I am a chief operations officer at a certain company in Tanzania. Our company is intending to conclude a certain commercial contract with a South African company. We have allowed our internal lawyer to review the contract and one of his comments is that our arbitration clause is not clear, for it confuses place and seat of arbitration. We are not sure if these are different and, if yes, whether the difference has any significant implication on the arbitration proceedings. Kindly advise.

DJ, Arusha

Thank you for your interesting question. Although we have not read your arbitration clause, we can still clarify the point. It should be noted that in a contract containing arbitration clause, it is accepted that there could be multiple applicable laws. First, the substantive law, which is applicable in construing the substantive provisions of the underlying contract. Secondly, the law governing arbitration (internal lex arbitri) which governs certain procedural aspects of arbitration such as appointment of arbitrators, commencement of arbitration proceedings, hearings and proceedings of the arbitral tribunal, and the formal requirements of the award. These are in fact internal rules of the parties. However, the parties may opt to adopt the available modal arbitration rules such as UNCITRAL Arbitration Rules. Third, the curial or procedural law (external lex arbitri) which governs the external relationship between the arbitral tribunal and the Courts, concerning the exercise by the Courts of their supervisory and support jurisdiction to the arbitral tribunal on matters such as granting of interim and preservative orders, securing the attendance of witnesses, removal of arbitrators and enforcement of the award.

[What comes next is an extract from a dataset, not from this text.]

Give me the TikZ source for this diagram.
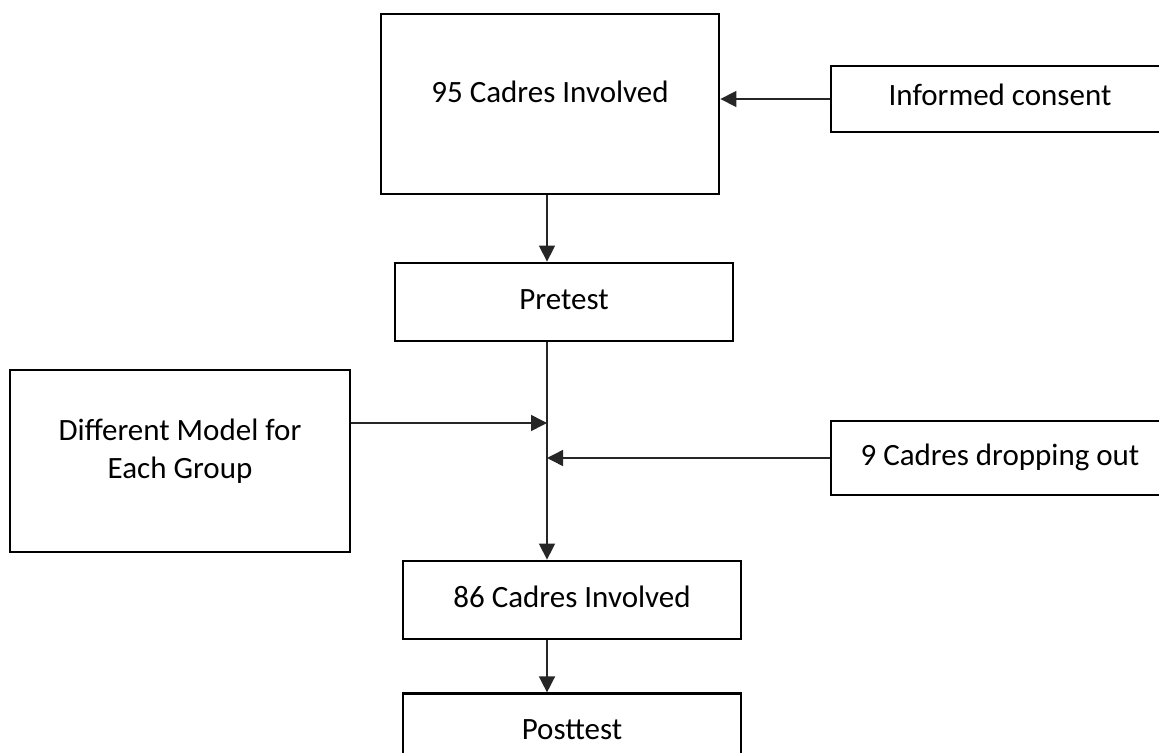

In international arbitration law and practice, the jurisdiction that supplies the procedural law that defines the extent to which local Courts will involve themselves in the arbitration proceedings becomes the seat or arbitral seat of arbitration. Section 8 of the Arbitration Act of Tanzania defines seat of arbitration as juridical seat of arbitration designated in accordance with the law applicable on matters that are subject of the arbitration; by the parties to the arbitration agreement; or by any arbitral tribunal or other institution or person vested by the parties with powers in that regard.

As such, while the country that hosts arbitration hearings becomes a place of arbitration, the country that becomes a juridical or legal home of arbitration is a seat of arbitration. Seat of arbitration is a legal construct, not a geographical location. A country of seat of arbitration supplies the law that determines the extent to which national Courts will have supervisory jurisdiction over arbitration, nationality of award, and how the award may be challenged.